Discovered by XDA Developers‘ own Mishaal Rahman, the much-discussed Eche app for phone screen mirroring is now making an appearance in Chrome OS Canary. The new feature will reside on the user’s shelf via the Phone Hub which connects their phone to their Chromebook when enabled.
Mishaal encountered the new “Recently used apps” section in his Hub before it crashed on him, so it’s clearly very early on in the development cycle. Earlier this year, Eche switched over from a standard PWA to an SWA, or System Web Application, giving it closer integration to the operating system. “Eche” is apparently a Spanish word that means to throw or to cast, so giving users the ability to perform this action from one device to another means that this was appropriately named, even if it is just a temporary code name.
Similar to Tote previously being called “Holding Space” while it was being created and made ready for the public, “Eche” will likely have a more consumer-friendly name at launch. Most interestingly, the Settings app in Mishaal’s Tweet shows a Phone Hub section for his Pixel 3XL that can toggle “Apps” and it states “Temporarily use your phone apps right from your Chromebook”.
While this word “Temporary” doesn’t seem to make much sense at first, keep in mind that attempting to launch Eche at this time via its URL, chrome://eche-swa
will produce an error that says you need to pick a valid notification first before force quitting. So, by that logic, it’s likely that you won’t be able to open and browse your phone apps fully on your Chromebook because, well, your Chromebook can already natively install and use those apps. That would be pretty pointless, right?
Instead, I see this solving the issues of app notifications from your connected device in Phone Hub not being clickable. At this time, they’re purely informational, and that gives a very disjointed and half-baked experience. Why have notifications at all if you can’t interact with them, right? Presumably, Google can’t find a way to cause an incoming phone mirrored notification to launch a locally installed Chromebook Android app, so launching your phone’s app by mirroring it and then automatically navigating you to that notification so that you can take care of business is the next best thing.

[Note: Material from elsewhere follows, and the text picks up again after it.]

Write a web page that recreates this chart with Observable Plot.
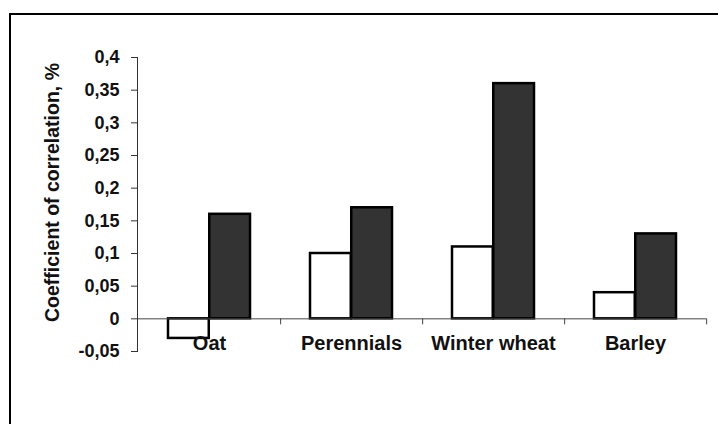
<!DOCTYPE html>
<html>
<head>
<meta charset="utf-8">
<script src="https://cdn.jsdelivr.net/npm/d3@7"></script>
<script src="https://cdn.jsdelivr.net/npm/@observablehq/plot@0.6"></script>
<style>
  html, body { margin: 0; padding: 0; background: #fff; overflow: hidden; }
  #wrap { position: relative; width: 718px; height: 424px; overflow: hidden; }
  #border { position: absolute; left: 9px; top: 13px; width: 900px; height: 600px;
            border-left: 2px solid #000; border-top: 2px solid #000; pointer-events: none; }
  #chart { position: absolute; left: 0; top: 0; }
  svg text { font-family: "Liberation Sans", Arial, sans-serif; font-weight: bold; fill: #111; }
</style>
</head>
<body>
<div id="wrap"><div id="chart"></div><div id="border"></div></div>
<script>
const categories = ["Oat", "Perennials", "Winter wheat", "Barley"];
const seriesWhite = [-0.03, 0.10, 0.11, 0.04];
const seriesDark = [0.16, 0.17, 0.36, 0.13];
const yTicks = [-0.05, 0, 0.05, 0.1, 0.15, 0.2, 0.25, 0.3, 0.35, 0.4];
const yTitle = "Coefficient of correlation, %";

const whiteData = categories.map((c, i) => ({category: c, value: seriesWhite[i]}));
const darkData = categories.map((c, i) => ({category: c, value: seriesDark[i]}));
const fmt = d => String(d).replace(".", ",");

const chart = Plot.plot({
  width: 718,
  height: 424,
  marginLeft: 137,
  marginRight: 12,
  marginTop: 57,
  marginBottom: 73,
  style: {background: "transparent", overflow: "visible"},
  x: {type: "band", domain: categories, paddingInner: 0, paddingOuter: 0, axis: null},
  y: {domain: [-0.05, 0.4], axis: null},
  marks: [
    Plot.barY(whiteData, {x: "category", y: "value", fill: "#fff", stroke: "#000", strokeWidth: 2.5, insetLeft: 30, insetRight: 71.25}),
    Plot.barY(darkData, {x: "category", y: "value", fill: "#333", stroke: "#000", strokeWidth: 2.5, insetLeft: 71.25, insetRight: 30}),
    Plot.ruleY([0], {stroke: "#444", strokeWidth: 1}),
    Plot.ruleX(categories, {x: d => d, y1: 0, y2: 0, dx: 71.125, insetBottom: -6, stroke: "#444", strokeWidth: 1}),
    Plot.frame({anchor: "left", stroke: "#333", strokeWidth: 1}),
    Plot.ruleY(yTicks, {y: d => d, insetLeft: -6, insetRight: 569, stroke: "#333", strokeWidth: 1}),
    Plot.text(yTicks, {y: d => d, text: fmt, frameAnchor: "left", dx: -18, textAnchor: "end",
      lineAnchor: "middle", fontSize: 18, fontWeight: "bold", fill: "#111"}),
    Plot.axisX({tickSize: 0, tickPadding: 0, dy: -16, fontSize: 20, label: null}),
    Plot.text([yTitle], {frameAnchor: "left", text: d => d, rotate: -90, dx: -85, dy: -12,
      textAnchor: "middle", lineAnchor: "middle", fontSize: 19.5, fontWeight: "bold"})
  ]
});
document.getElementById("chart").appendChild(chart);
</script>
</body>
</html>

In the photo, you can see that Telegram was recently opened on Mishaal’s phone and had he opened several other apps prior to visiting his laptop, he would see those lined up as well. I’m guessing that up to 10 apps can occupy the Hub space that’s been carved out for these icons at this time, but if I were Google, I would probably just limit to the last five. This way, it looks much less cluttered and only provides you with what’s most relevant at any given time.